Flurry leaves his Christ in the dust and proceeds to tell the story of his imagined cult history and warns everyone that there are not many true Christians out there and thus it is easy to prove they are true Christians
Just a few decades after Christ’s death, a dark curtain fell on the history of God’s Church. Concerning this time period, Herbert W. Armstrong wrote in Mystery of the Ages, "Already the curtain was rung down on the history of the true Church. You read of it in the book of Acts, but it doesn’t go much beyond that. But the curtain seems to lift, and we begin to get a little bit of the history in about A.D. 150. There we see a church calling itself Christian, but it’s a totally different church, as different as night is from day, down from up, or black from white. But it called itself Christian."
Notice what Edward Gibbon recorded in The Decline and Fall of the Roman Empire: "The scanty and suspicious materials on ecclesiastical history seldom enable us to dispel the dark cloud that hangs over the first age of the Church." Mr. Armstrong often referred to this time period as "the lost century" because in secular history, as he wrote, "the history of that Church was lost."
The book of Acts ends abruptly, several years before Paul’s death. John wrote his epistles and the book of Revelation around A.D. 85 to 90.

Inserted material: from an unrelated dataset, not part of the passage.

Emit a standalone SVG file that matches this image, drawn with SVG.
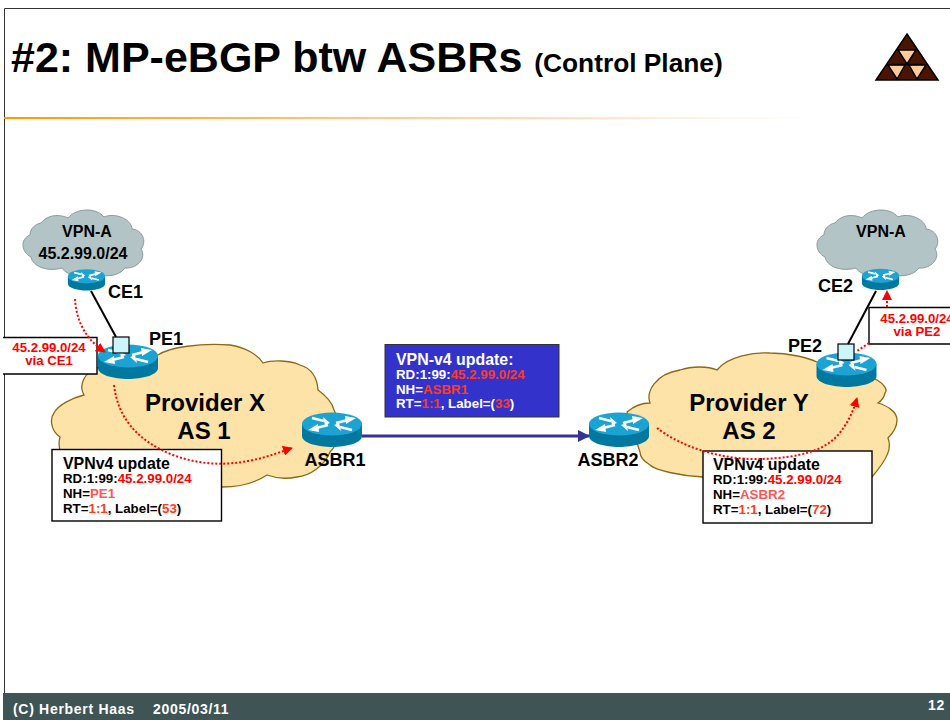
<svg xmlns="http://www.w3.org/2000/svg" width="950" height="720" viewBox="0 0 950 720">
<defs>
<marker id="ra" markerWidth="10" markerHeight="10" refX="9" refY="5" orient="auto" markerUnits="userSpaceOnUse" viewBox="0 0 10 10"><path d="M0 0L10 5L0 10z" fill="#f00"/></marker>
<marker id="ba" markerWidth="12" markerHeight="12" refX="11" refY="6" orient="auto" markerUnits="userSpaceOnUse" viewBox="0 0 12 12"><path d="M0 0L12 6L0 12z" fill="#333399"/></marker>
<linearGradient id="rule" x1="0" x2="1" y1="0" y2="0"><stop offset="0" stop-color="#ff9900"/><stop offset="0.45" stop-color="#ffd0a0"/><stop offset="0.85" stop-color="#ffffff"/></linearGradient>
<g id="router">
<path d="M-30 -6V6C-30 13 -14 17 0 17S30 13 30 6V-6z" fill="#00789f"/>
<ellipse cx="0" cy="-6" rx="30" ry="11.500" fill="#1ba3d3"/>
<path d="M4 -7L16 -10M-20 -12L-8 -9M20 0L8 -3M-4 -5L-16 -2" stroke="#fff" stroke-width="2.800" fill="none"/>
<path d="M24 -12L14 -6L13 -14zM-2 -7L-9 -13L-7 -5zM2 -5L9 1L7 -7zM-24 0L-14 -6L-13 2z" fill="#fff"/>
</g>
</defs>
<style>
text{font-family:"Liberation Sans",Arial,sans-serif;font-weight:bold;fill:#000}
.m{text-anchor:middle}
.lab{font-size:18px}
.prov{font-size:24px}
.box{fill:#fff;stroke:#000;stroke-width:1.400}
.head{font-size:15.900px}
.sm{font-size:13.300px}
.r{fill:#f00}
.o{fill:#ff3b1a}
.p{fill:#ff5555}
.dot{fill:none;stroke:#f00;stroke-width:2;stroke-dasharray:2 2}
.mini{font-size:13.200px;fill:#f00}
.vp{font-size:16px}
.ft{font-size:14px;fill:#fff;letter-spacing:.7px}
</style>
<rect width="950" height="720" fill="#fff"/>
<path d="M4.500 693V8.500H950" stroke="#333" stroke-width="1" fill="none"/>
<rect x="4" y="117" width="946" height="2" fill="url(#rule)"/>
<text id="title" x="11" y="72" font-size="43">#2: MP-eBGP btw ASBRs <tspan font-size="26.300">(Control Plane)</tspan></text>
<g id="logo">
<path d="M907 34L938 80H876z" fill="#4a1500" stroke="#000" stroke-width="1.500"/>
<path d="M898 50H916L907 64zM888 65H905L897 79zM909 65H926L917 79z" fill="#ffcc99" stroke="#000" stroke-width="1.500"/>
<path d="M891 64.500H923" stroke="#000" stroke-width="1.500"/>
</g>
<g id="cloud-vpn-a-left"><path d="M41 223C49 213 62 215 68 218C76 208 96 207 104 217C116 212 132 220 132 229C143 230 147 242 141 249C147 258 137 269 125 268C119 277 101 278 95 272C84 279 67 276 62 268C48 272 33 267 31 257C21 252 20 239 30 235C30 229 35 224 41 223z" fill="#b2c4c6" stroke="#8a9a9c" stroke-width="1"/>
<text class="m vp" x="87" y="237">VPN-A</text><text class="m vp" x="83" y="259">45.2.99.0/24</text></g>
<g id="cloud-vpn-a-right"><path transform="translate(794 0)" d="M41 223C49 213 62 215 68 218C76 208 96 207 104 217C116 212 132 220 132 229C143 230 147 242 141 249C147 258 137 269 125 268C119 277 101 278 95 272C84 279 67 276 62 268C48 272 33 267 31 257C21 252 20 239 30 235C30 229 35 224 41 223z" fill="#b2c4c6" stroke="#8a9a9c" stroke-width="1"/>
<text class="m vp" x="881" y="237">VPN-A</text></g>
<g id="cloud-provider-x"><path d="M84 395C78 385 85 372 97 368L158 355C170 347 200 343 230 345C245 347 258 355 263 363C272 360 290 360 300 365C310 368 317 375 318 390C325 395 332 402 334 410C342 425 338 445 330 452C325 465 310 476 297 477C287 479 275 478 267 475C255 483 240 487 222 487L100 480C70 470 55 455 60 437C50 430 50 418 54 413C58 405 72 398 84 395z" fill="#fde3a7" stroke="#8b6914" stroke-width="1.300"/></g>
<g id="cloud-provider-y"><path d="M627 412C634 406 642 403 650 403C646 392 655 374 680 370C692 366 708 366 717 370C728 356 755 352 770 353C790 353 808 358 817 362L877 380C884 384 888 390 885 393C884 398 881 401 878 403C888 406 897 412 897 420C897 428 892 434 888 438C892 448 888 458 872 477L703 477C680 476 655 470 650 465C645 462 640 458 640 452z" fill="#fde3a7" stroke="#8b6914" stroke-width="1.300"/></g>
<text class="prov m" x="205" y="411">Provider X</text><text class="prov m" x="204" y="439">AS 1</text>
<text class="prov m" x="749" y="411">Provider Y</text><text class="prov m" x="749" y="439">AS 2</text>
<g id="info-left"><path class="box" d="M3 337.500H97V374H3"/><text class="mini m" x="49" y="352">45.2.99.0/24</text><text class="mini m" x="49" y="365">via CE1</text></g>
<g id="info-right"><path d="M950 307.500H869V344H950" class="box"/><text class="mini m" x="917" y="323">45.2.99.0/24</text><text class="mini m" x="917" y="336">via PE2</text></g>
<g id="pe1"><use href="#router" x="128" y="362"/><rect x="113" y="337" width="16" height="16" fill="#ccf5fa" stroke="#000" stroke-width="1.200"/><text class="lab" x="149" y="345">PE1</text></g>
<g id="ce1"><use href="#router" transform="translate(86.500 280) scale(.62)"/><text class="lab" x="108" y="298">CE1</text></g>
<g id="pe2"><use href="#router" x="846.500" y="370"/><rect x="838" y="344" width="16" height="16" fill="#ccf5fa" stroke="#000" stroke-width="1.200"/><text class="lab" x="788" y="352">PE2</text></g>
<g id="ce2"><use href="#router" transform="translate(880.500 279.500) scale(.62)"/><text class="lab" x="818" y="292">CE2</text></g>
<g id="asbr1"><use href="#router" x="332" y="430"/><text class="lab m" x="335" y="466">ASBR1</text></g>
<g id="asbr2"><use href="#router" x="619" y="430"/><text class="lab m" x="608" y="466">ASBR2</text></g>
<g id="box-x"><rect class="box" x="52" y="449.500" width="169.500" height="71.500"/>
<text class="head" x="63" y="469">VPNv4 update</text>
<text class="sm" x="63" y="483">RD:1:99:<tspan class="r">45.2.99.0/24</tspan></text>
<text class="sm" x="63" y="498">NH=<tspan class="p">PE1</tspan></text>
<text class="sm" x="63" y="513">RT=<tspan class="o">1:1</tspan>, Label=(<tspan class="o">53</tspan>)</text></g>
<g id="box-y"><rect class="box" x="703" y="451" width="169" height="72"/>
<text class="head" x="713" y="470">VPNv4 update</text>
<text class="sm" x="713" y="484">RD:1:99:<tspan class="r">45.2.99.0/24</tspan></text>
<text class="sm" x="713" y="499">NH=<tspan class="p">ASBR2</tspan></text>
<text class="sm" x="713" y="514">RT=<tspan class="o">1:1</tspan>, Label=(<tspan class="o">72</tspan>)</text></g>
<g id="box-mid"><rect x="385" y="344.500" width="174" height="72.500" fill="#3333cc" stroke="#333" stroke-width="1"/>
<text class="head" x="396" y="365" style="fill:#fff">VPN-v4 update:</text>
<text class="sm" x="396" y="379" style="fill:#fff">RD:1:99:<tspan class="o">45.2.99.0/24</tspan></text>
<text class="sm" x="396" y="394" style="fill:#fff">NH=<tspan class="o">ASBR1</tspan></text>
<text class="sm" x="396" y="408" style="fill:#fff">RT=<tspan class="o">1:1</tspan>, Label=(<tspan class="o">33</tspan>)</text></g>
<g id="connectors">
<path d="M91 291L116 337" stroke="#000" stroke-width="2" fill="none"/>
<path d="M876 291L848 344" stroke="#000" stroke-width="2" fill="none"/>
<path d="M362 436H589" stroke="#333399" stroke-width="3" fill="none" marker-end="url(#ba)"/>
<path d="M75 299C76 316 82 337 105 352" class="dot" marker-end="url(#ra)"/>
<path d="M114 385C118 420 140 442 173 455C200 465 225 466 253 460C268 457 280 452 292 448" class="dot" marker-end="url(#ra)"/>
<path d="M657 428C680 446 720 460 760 459C800 458 825 450 838 435C848 423 853 412 857 398" class="dot" marker-end="url(#ra)"/>
<path d="M887 307V291" class="dot" marker-end="url(#ra)"/>
<path d="M869 343L857 351" class="dot"/>
</g>
<g id="footer"><rect x="3" y="693" width="947" height="27" fill="#3f5555"/>
<text class="ft" x="13" y="714">(C) Herbert Haas</text><text class="ft" x="153" y="714">2005/03/11</text><text class="ft" x="928" y="710">12</text></g>
</svg>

Continuing from Mystery of the Ages: "Scholars and church historians recognize that events in the early Christian Church between A.D. 50 and 150 can only be seen in vague outline—as if obscured by a thick mist." (This is the same "lost century" he referred to in The Incredible Human Potential as occurring from A.D. 70 to 170.) Some Bible authors who wrote after A.D. 50, such as Peter, Jude and John, provided some details of the A.D. 50 to 90 period of Church history. But the primary purpose of their writings was not to chronicle events of the day, so the history of that period remains obscure. And the obscurity grows far thicker after A.D. 90.
Mr. Armstrong quoted from a book titled A Handbook of Church History, by Samuel G. Green: "The 30 years which followed the close of the New Testament canon and the destruction of Jerusalem are in truth the most obscure in the history of the Church. When we emerge in the second century we are, to a great extent, in a changed world"(emphasis mine throughout).
We do have some insight into this obscure time from secular sources. However, an element of caution must be used when studying secular history regarding the first- and early second-century Church. It is extremely difficult to tell who was a true Christian and who was false. As historian Edward Burton wrote, "The fugitives from Jerusalem … while some became true disciples of Jesus, others, as in the case in spreading of new opinions, may have imperfectly learnt, or ignorantly perverted, the real doctrines of Christianity" (Lectures Upon the Ecclesiastical History of the First Three Centuries). From secular history, the one measure we can safely use to determine which people were part of God’s true Church and which were not is the doctrines they taught.